In the instant case, the trial court acted within the boundaries of the law. In our view, though, the court's decision to dismiss the case based solely on the attorney's neglect unduly punishes the litigant and espouses a policy that this Court does not wish to promote. The purpose of the Florida Rules of Civil Procedure is to encourage the orderly movement of litigation. Fla.R.Civ. Pro. 1.010. This purpose usually can be accomplished by the imposition of a sanction that is less harsh than dismissal and that is directed toward the person responsible for the delayed filing of the complaint. Clay.

Dismissal "with prejudice" in effect disposes of the case, not for any dereliction on the part of the litigant, but on the part of his counsel. We are not unmindful of the rule that counsel is the litigant's agent and that his acts are the acts of the principal, but since the rule is primarily for the governance of counsel, dismissal "with prejudice" would in effect punish the litigant instead of his counsel.

Beasley v. Girten, 61 So. 2d 179, 181 (Fla. 1952). Because dismissal is the ultimate sanction in the adversarial system, it should be reserved for those aggravating circumstances in which a lesser sanction would fail to achieve a just result.

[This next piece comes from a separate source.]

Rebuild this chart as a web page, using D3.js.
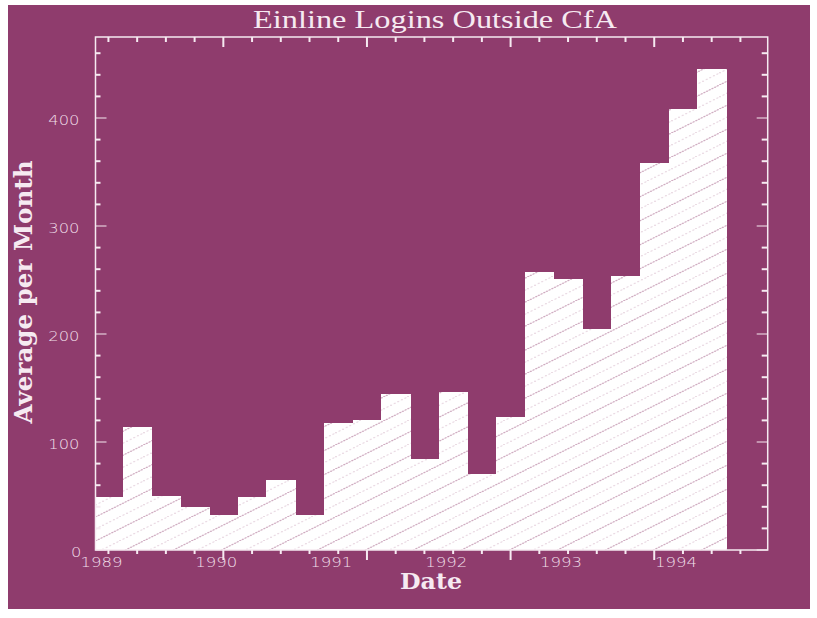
<!DOCTYPE html>
<html>
<head>
<meta charset="utf-8">
<script src="https://cdn.jsdelivr.net/npm/d3@7"></script>
<style>
  body { margin: 0; background: #ffffff; }
  #wrapper { width: 817px; height: 618px; }
</style>
</head>
<body>
<div id="wrapper"></div>
<script>
// quarterly averages
const quarters = ["1989 Q1", "1989 Q2", "1989 Q3", "1989 Q4",
                  "1990 Q1", "1990 Q2", "1990 Q3", "1990 Q4",
                  "1991 Q1", "1991 Q2", "1991 Q3", "1991 Q4",
                  "1992 Q1", "1992 Q2", "1992 Q3", "1992 Q4",
                  "1993 Q1", "1993 Q2", "1993 Q3", "1993 Q4",
                  "1994 Q1", "1994 Q2"]
const logins = [49, 114, 50, 40, 32, 49, 65, 32,
                118, 120, 144, 84, 146, 70, 123, 257,
                251, 205, 254, 358, 408, 445]
const yearLabels = ["1989", "1990", "1991", "1992", "1993", "1994"]
const yTickLabels = [0, 100, 200, 300, 400]

// month index counted from Jan 1989
const monthOf = q => (+q.slice(0, 4) - 1989) * 12 + (+q.slice(6) - 1) * 3
const xAccessor = (d, i) => monthOf(quarters[i])
const yAccessor = d => d

function draw() {
  let dimensions = {
    width: 817,
    height: 618,
    margin: { top: 37, right: 49.3, bottom: 68, left: 95.5 }
  }
  dimensions.boundedWidth = dimensions.width - dimensions.margin.left - dimensions.margin.right
  dimensions.boundedHeight = dimensions.height - dimensions.margin.top - dimensions.margin.bottom

  const bg = "#8f3c6d"
  const fg = "#f6eaf1"

  const wrapper = d3.select("#wrapper")
    .append("svg")
      .attr("width", dimensions.width)
      .attr("height", dimensions.height)

  wrapper.append("rect")
      .attr("x", 8).attr("y", 5)
      .attr("width", 802).attr("height", 604)
      .attr("fill", bg)

  // hatching that shows through the white bars
  const defs = wrapper.append("defs")
  const pat = defs.append("pattern")
      .attr("id", "hatch")
      .attr("patternUnits", "userSpaceOnUse")
      .attr("width", 48).attr("height", 24)
  pat.append("rect").attr("width", 48).attr("height", 24).attr("fill", "#ffffff")
  pat.append("line")
      .attr("x1", 0).attr("y1", 24).attr("x2", 48).attr("y2", 0)
      .attr("stroke", bg).attr("stroke-width", 1)
      .attr("stroke-dasharray", "1.5 1.5").attr("opacity", 0.85)
  pat.append("line")
      .attr("x1", 0).attr("y1", 12).attr("x2", 24).attr("y2", 0)
      .attr("stroke", bg).attr("stroke-width", 1)
      .attr("stroke-dasharray", "1 3").attr("opacity", 0.55)
  pat.append("line")
      .attr("x1", 24).attr("y1", 24).attr("x2", 48).attr("y2", 12)
      .attr("stroke", bg).attr("stroke-width", 1)
      .attr("stroke-dasharray", "1 3").attr("opacity", 0.55)

  const bounds = wrapper.append("g")
      .attr("transform", `translate(${dimensions.margin.left}, ${dimensions.margin.top})`)

  const xScale = d3.scaleLinear()
    .domain([-1.35, 68.85])
    .range([0, dimensions.boundedWidth])
  const yScale = d3.scaleLinear()
    .domain([0, 475])
    .range([dimensions.boundedHeight, 0])

  const left = (d, i) => xScale(Math.max(xAccessor(d, i) - 1.5, xScale.domain()[0]))

  // bars, one quarter wide
  bounds.selectAll("rect.bar")
    .data(logins)
    .enter()
    .append("rect")
      .attr("class", "bar")
      .attr("x", (d, i) => left(d, i))
      .attr("width", (d, i) => xScale(xAccessor(d, i) + 1.5) - left(d, i) + 0.6)
      .attr("y", d => yScale(yAccessor(d)))
      .attr("height", d => yScale(0) - yScale(yAccessor(d)))
      .attr("fill", "url(#hatch)")
      .attr("shape-rendering", "crispEdges")

  // frame
  bounds.append("rect")
      .attr("width", dimensions.boundedWidth)
      .attr("height", dimensions.boundedHeight)
      .attr("fill", "none")
      .attr("stroke", fg)
      .attr("stroke-width", 1.5)

  // y ticks, inside on both sides
  const yTicks = d3.range(0, 461, 20)
  const isMajorY = v => v % 100 === 0
  bounds.selectAll("line.yl")
    .data(yTicks)
    .enter()
    .append("line")
      .attr("x1", 0)
      .attr("x2", d => isMajorY(d) ? 11 : 5)
      .attr("y1", d => yScale(d)).attr("y2", d => yScale(d))
      .attr("stroke", fg).attr("stroke-width", d => isMajorY(d) ? 1 : 2)
  bounds.selectAll("line.yr")
    .data(yTicks)
    .enter()
    .append("line")
      .attr("x1", dimensions.boundedWidth)
      .attr("x2", d => dimensions.boundedWidth - (isMajorY(d) ? 11 : 6))
      .attr("y1", d => yScale(d)).attr("y2", d => yScale(d))
      .attr("stroke", fg).attr("stroke-width", d => isMajorY(d) ? 1 : 2)

  // x ticks every 3 months, longer every 15
  const xTicks = d3.range(0, 67, 3)
  const isMajorX = m => (m - 12) % 15 === 0
  bounds.selectAll("line.xt")
    .data(xTicks)
    .enter()
    .append("line")
      .attr("x1", d => xScale(d)).attr("x2", d => xScale(d))
      .attr("y1", 0)
      .attr("y2", d => isMajorX(d) ? 10 : 5)
      .attr("stroke", fg).attr("stroke-width", 2)
  bounds.selectAll("line.xb")
    .data(xTicks)
    .enter()
    .append("line")
      .attr("x1", d => xScale(d)).attr("x2", d => xScale(d))
      .attr("y1", dimensions.boundedHeight)
      .attr("y2", d => dimensions.boundedHeight + (isMajorX(d) ? 10 : 4))
      .attr("stroke", fg).attr("stroke-width", 2)

  // tick labels
  bounds.selectAll("text.ylab")
    .data(yTickLabels)
    .enter()
    .append("text")
      .attr("x", d => d === 0 ? -14 : -16)
      .attr("y", d => yScale(d) + 7)
      .attr("text-anchor", "end")
      .attr("font-family", "DejaVu Sans")
      .attr("font-size", 14)
      .attr("font-weight", 300)
      .attr("fill", "#efdfe9")
      .attr("textLength", d => String(d).length * 10.4)
      .attr("lengthAdjust", "spacingAndGlyphs")
      .text(d => d)

  bounds.selectAll("text.xlab")
    .data(yearLabels)
    .enter()
    .append("text")
      .attr("x", d => xScale((+d - 1989) * 12) - 7)
      .attr("y", dimensions.boundedHeight + 17)
      .attr("text-anchor", "middle")
      .attr("font-family", "DejaVu Sans")
      .attr("font-size", 13.5)
      .attr("font-weight", 300)
      .attr("fill", "#efdfe9")
      .attr("textLength", 42)
      .attr("lengthAdjust", "spacingAndGlyphs")
      .text(d => d)

  // titles
  wrapper.append("text")
      .attr("x", 435)
      .attr("y", 28)
      .attr("text-anchor", "middle")
      .attr("font-family", "Liberation Serif")
      .attr("font-size", 26)
      .attr("fill", fg)
      .attr("textLength", 364)
      .attr("lengthAdjust", "spacingAndGlyphs")
      .text("Einline Logins Outside CfA")

  wrapper.append("text")
      .attr("x", 431)
      .attr("y", 589)
      .attr("text-anchor", "middle")
      .attr("font-family", "DejaVu Serif")
      .attr("font-weight", "bold")
      .attr("font-size", 22)
      .attr("fill", fg)
      .attr("textLength", 62)
      .attr("lengthAdjust", "spacingAndGlyphs")
      .text("Date")

  wrapper.append("text")
      .attr("transform", "translate(31.5, 292) rotate(-90)")
      .attr("text-anchor", "middle")
      .attr("font-family", "DejaVu Serif")
      .attr("font-weight", "bold")
      .attr("font-size", 25)
      .attr("fill", fg)
      .attr("textLength", 263)
      .attr("lengthAdjust", "spacingAndGlyphs")
      .text("Average per Month")
}

draw()
</script>
</body>
</html>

This Court is vitally concerned with the swift administration of justice at both the trial and appellate levels. In the interest of an efficient judicial system and in the interest of clients, it is essential that attorneys adhere to filing deadlines and other procedural requirements.[2] However, a fine, public reprimand, or contempt order may often be the appropriate sanction to impose on an attorney in those situations where the attorney, and not the client, is responsible for the error. To assist the trial court in determining whether dismissal with prejudice is warranted, we have adopted the following set of factors set forth in large part by Judge Altenbernd: 1) whether the attorney's disobedience was willful, deliberate, or contumacious, rather than an act of neglect or inexperience; 2) whether the attorney has been previously sanctioned; 3) whether the client was personally involved in the act of disobedience; 4) whether the delay prejudiced the opposing party through undue expense, loss of evidence, or in some other fashion; 5) whether the attorney offered reasonable justification for noncompliance; and 6) whether the delay created significant problems of judicial administration. Upon consideration of these factors, if a sanction less severe than dismissal with prejudice appears to be a viable alternative, the trial court should employ such an alternative.

For the foregoing reasons, we quash the district court's decision, approve Clay, and remand the case with directions that the trial court be ordered to reconsider in light of the new factors established in this opinion.

It is so ordered.



[1] New River Yachting, Inc. v. Bacchiocchi, 407 So. 2d 607 (Fla. 4th DCA 1981), review denied, 415 So. 2d 1360 (Fla. 1982); Neida's Boutique, Inc. v. Gabor and Co., 348 So. 2d 1196 (Fla. 3d DCA 1977), cert. denied, 366 So. 2d 883 (Fla. 1978); Reynolds v. Deep South Sports, Inc., 211 So. 2d 37 (Fla. 2d DCA 1968).

[2] According to rule 1.500(c), Florida Rules of Civil Procedure, "[a] party may plead or otherwise defend at any time before default is entered." If a party against whom affirmative relief is sought has filed any paper in a civil action, the court cannot enter a default for failure to file an answer unless the defendant has been served with notice that a default may be entered. Fla. R.Civ.Pro. 1.500(b). However, when the circumstances involve the dismissal of the plaintiff's complaint, there are no similar notice requirements. The rules of civil procedure do not require the defendant to file a motion for default or the court to notify the plaintiff that an application for default is pending. Granted, the plaintiff is aware of the filing deadlines and is responsible for the action that she initiates. Nevertheless, dismissal is an unusually harsh sanction when neither the court nor the defendant is required to notify the plaintiff that dismissal is pending.